Exercise
Extract the full listing verbatim and drop any pictures from your copy.

----------------------------------------

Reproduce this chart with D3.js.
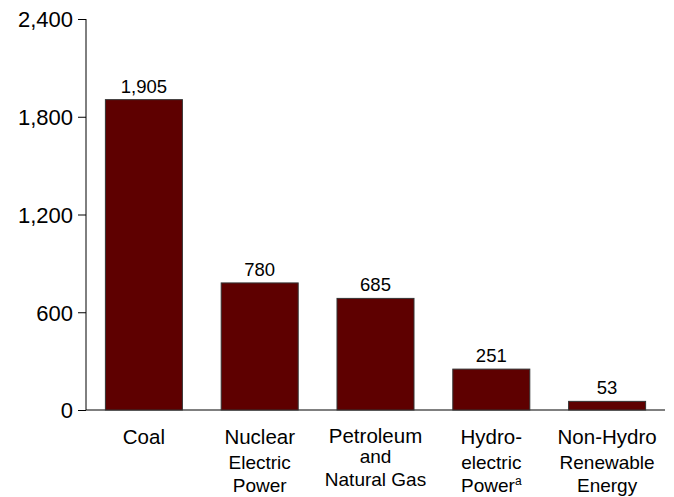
<!DOCTYPE html>
<html><head><meta charset="utf-8">
<script src="https://cdn.jsdelivr.net/npm/d3@7"></script>
<style>body{margin:0;background:#fff}svg{display:block}text{font-family:"Liberation Sans",Arial,sans-serif;fill:#000}</style>
</head><body>
<svg id="c" width="674" height="497"></svg>
<script>
const categories = ["Coal", "Nuclear", "Petroleum", "Hydro", "NonHydro"];
const labelLines = [["Coal"], ["Nuclear", "Electric", "Power"], ["Petroleum", "and", "Natural Gas"], ["Hydro-", "electric", "Power"], ["Non-Hydro", "Renewable", "Energy"]];
const values = [1905, 780, 685, 251, 53];
const yTicks = [0, 600, 1200, 1800, 2400];

const svg = d3.select("#c");
const x0 = 86, x1 = 665, yTop = 19, yBot = 410;
const x = d3.scaleBand().domain(categories).range([x0, x1]).paddingInner(0.335).paddingOuter(0.1675);
const y = d3.scaleLinear().domain([0, 2400]).range([yBot, yTop]);

const yAxis = svg.append("g").attr("transform", `translate(${x0},0)`)
  .call(d3.axisLeft(y).tickValues(yTicks).tickFormat(d3.format(",")).tickSize(8).tickPadding(5));
yAxis.attr("font-family", null).attr("font-size", null);
yAxis.select(".domain").attr("d", `M0,${yTop}V${yBot}`).attr("stroke", "#000");
yAxis.selectAll(".tick line").attr("stroke", "#000");
yAxis.selectAll(".tick text").style("font-size", "22px").attr("dy", "0.36em");

svg.append("line").attr("x1", x0).attr("x2", x1).attr("y1", yBot).attr("y2", yBot).attr("stroke", "#000");

svg.selectAll("rect.bar").data(values).enter().append("rect")
  .attr("x", (d, i) => x(categories[i]))
  .attr("y", d => y(d))
  .attr("width", x.bandwidth())
  .attr("height", d => yBot - y(d))
  .attr("fill", "#5e0000").attr("stroke", "#333").attr("stroke-width", 1);

svg.selectAll("text.val").data(values).enter().append("text")
  .attr("x", (d, i) => x(categories[i]) + x.bandwidth() / 2)
  .attr("y", d => y(d) - 7)
  .attr("text-anchor", "middle").style("font-size", "18.5px")
  .text(d => d3.format(",")(d));

const lineY = {
  Coal: [444], Nuclear: [444, 469, 492], Petroleum: [443, 463, 486], Hydro: [444, 469, 492], NonHydro: [444, 469, 492]
};
categories.forEach((c, i) => {
  const cx = x(c) + x.bandwidth() / 2;
  labelLines[i].forEach((t, j) => {
    const tx = svg.append("text").attr("x", cx).attr("y", lineY[c][j])
      .attr("text-anchor", "middle").style("font-size", j === 0 ? "20.5px" : "19px");
    tx.append("tspan").text(t);
    if (c === "Hydro" && j === 2) {
      tx.append("tspan").attr("dy", -7).style("font-size", "12px").text("a");
    }
  });
});
</script>
</body></html>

----------------------------------------

Complete response
Reproduce this chart with D3.js.
<!DOCTYPE html>
<html><head><meta charset="utf-8">
<script src="https://cdn.jsdelivr.net/npm/d3@7"></script>
<style>body{margin:0;background:#fff}svg{display:block}text{font-family:"Liberation Sans",Arial,sans-serif;fill:#000}</style>
</head><body>
<svg id="c" width="674" height="497"></svg>
<script>
const categories = ["Coal", "Nuclear", "Petroleum", "Hydro", "NonHydro"];
const labelLines = [["Coal"], ["Nuclear", "Electric", "Power"], ["Petroleum", "and", "Natural Gas"], ["Hydro-", "electric", "Power"], ["Non-Hydro", "Renewable", "Energy"]];
const values = [1905, 780, 685, 251, 53];
const yTicks = [0, 600, 1200, 1800, 2400];

const svg = d3.select("#c");
const x0 = 86, x1 = 665, yTop = 19, yBot = 410;
const x = d3.scaleBand().domain(categories).range([x0, x1]).paddingInner(0.335).paddingOuter(0.1675);
const y = d3.scaleLinear().domain([0, 2400]).range([yBot, yTop]);

const yAxis = svg.append("g").attr("transform", `translate(${x0},0)`)
  .call(d3.axisLeft(y).tickValues(yTicks).tickFormat(d3.format(",")).tickSize(8).tickPadding(5));
yAxis.attr("font-family", null).attr("font-size", null);
yAxis.select(".domain").attr("d", `M0,${yTop}V${yBot}`).attr("stroke", "#000");
yAxis.selectAll(".tick line").attr("stroke", "#000");
yAxis.selectAll(".tick text").style("font-size", "22px").attr("dy", "0.36em");

svg.append("line").attr("x1", x0).attr("x2", x1).attr("y1", yBot).attr("y2", yBot).attr("stroke", "#000");

svg.selectAll("rect.bar").data(values).enter().append("rect")
  .attr("x", (d, i) => x(categories[i]))
  .attr("y", d => y(d))
  .attr("width", x.bandwidth())
  .attr("height", d => yBot - y(d))
  .attr("fill", "#5e0000").attr("stroke", "#333").attr("stroke-width", 1);

svg.selectAll("text.val").data(values).enter().append("text")
  .attr("x", (d, i) => x(categories[i]) + x.bandwidth() / 2)
  .attr("y", d => y(d) - 7)
  .attr("text-anchor", "middle").style("font-size", "18.5px")
  .text(d => d3.format(",")(d));

const lineY = {
  Coal: [444], Nuclear: [444, 469, 492], Petroleum: [443, 463, 486], Hydro: [444, 469, 492], NonHydro: [444, 469, 492]
};
categories.forEach((c, i) => {
  const cx = x(c) + x.bandwidth() / 2;
  labelLines[i].forEach((t, j) => {
    const tx = svg.append("text").attr("x", cx).attr("y", lineY[c][j])
      .attr("text-anchor", "middle").style("font-size", j === 0 ? "20.5px" : "19px");
    tx.append("tspan").text(t);
    if (c === "Hydro" && j === 2) {
      tx.append("tspan").attr("dy", -7).style("font-size", "12px").text("a");
    }
  });
});
</script>
</body></html>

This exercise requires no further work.